African nations need to invest at least US$100-billion over the next 10 years to upgrade their infrastructure if they want to sufficiently tap their vast natural resource wealth and boost their economic growth. So says Standard Bank Group’s Ntlai Mosiah who is currently attending the Africa Infrastructure and Power Forum Conference being held in Beijing.
Inadequate infrastructure is responsible for holding back potentially higher levels of economic growth. If Africa’s problem of inadequate and antiquated infrastructure is resolved, there is a strong chance that GDP levels could be way higher than current projections. As Africans we should not wait.
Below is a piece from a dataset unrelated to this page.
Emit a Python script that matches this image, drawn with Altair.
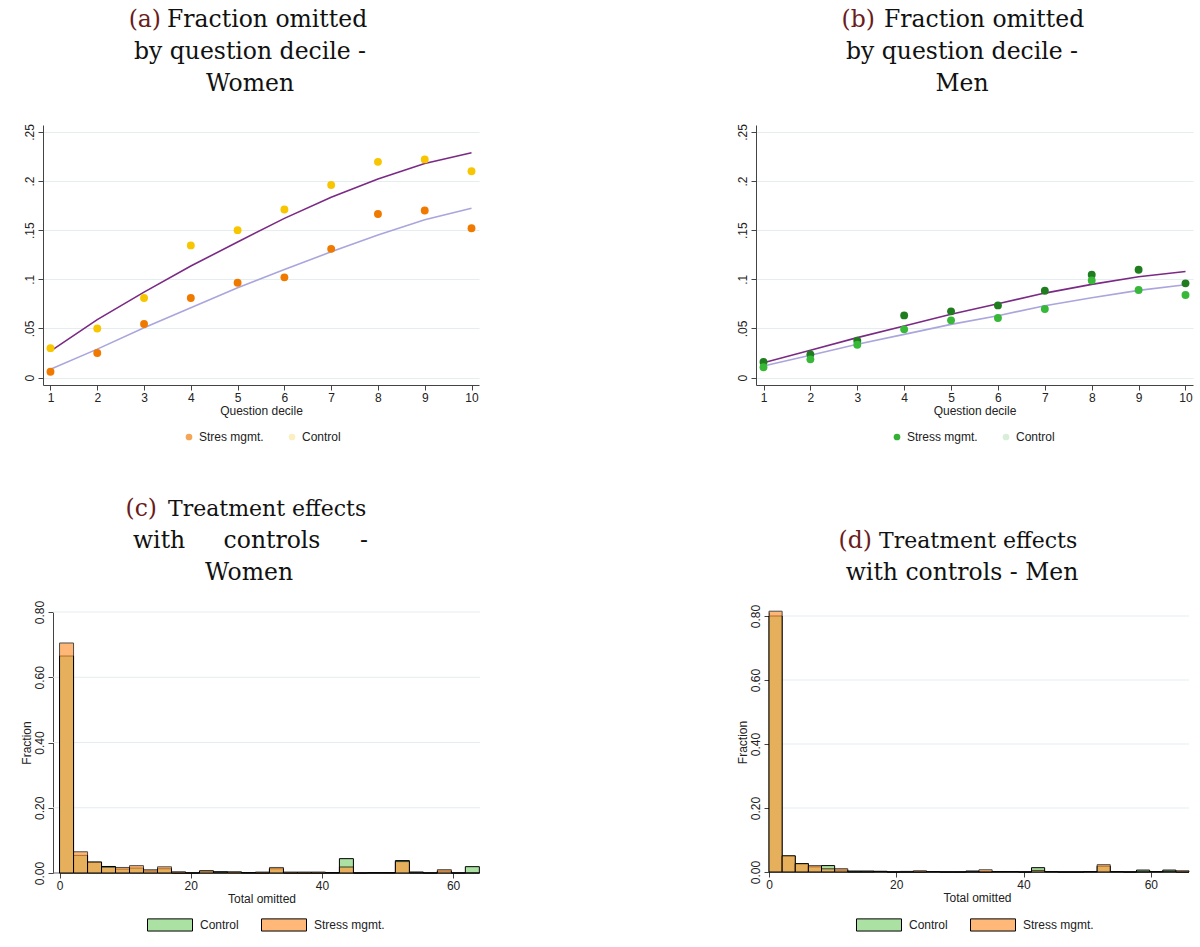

The continent needs to take advantage of global demand for its commodities to build the economic infrastructure that facilitates raw material and beneficiated export and enables intra-Africa trade”
A recent World Bank study found that the poor state of electricity, water, port, road, rail and communications infrastructure - especially in sub-Saharan Africa - reduced economic growth by 0,2% a year and cut productivity by as much as 40%. While Africa’s collective GDP is expected to increase from US$1,6-trillion in 2010 to US$2,6-trillion in 2015 on the back of average annual economic growth of 5.5% over that period, we at Standard Bank Group believe sufficient investment in infrastructure could boost GDP by more than that estimate.
An example is the vast quantity of iron ore discovered in West Africa that could attract as much as US$25-billion of infrastructure investment over the next decade. In Mozambique, which has high quality coal reserves of more than 35-billion tons in reasonably close proximity to large Asian markets, rail and port infrastructure is likely to attract investments of more than US$20-billion over the same period. Africa as a whole will need to spend more than US$50-billion over the next 10 years to build an additional 4000km of rail infrastructure to unlock the bulk mineral resource potential that the continent holds.
South Africa should leverage its membership of the powerful BRICS (Brazil, Russia, India, China, South Africa) group of nations to facilitate greater investments in the development of Africa’s infrastructure.
Africa’s GDP will not grow at levels that it could unless countries move faster in investing in and implementing infrastructure plans. Current macro-economic indicators together with political stability throughout sub-Saharan Africa are pointing towards a unique wind of opportunity to kick-start Africa’s century.
It is therefore important that the BRICS Bank be established as a catalyst of other forms of capital including sovereign wealth funds, private equity, DFIs and commercial bank funding, for both large-scale infrastructure and small-to-medium size enterprise development.
The South African government has lobbied its BRICS partners to have the BRICS Bank headquartered in Africa and if approved, this will have a positive effect on infrastructure development and job creation in the region. Jobs and infrastructure, together, are the ingredients that will be needed for further investment in education and healthcare that will bring sustainable development.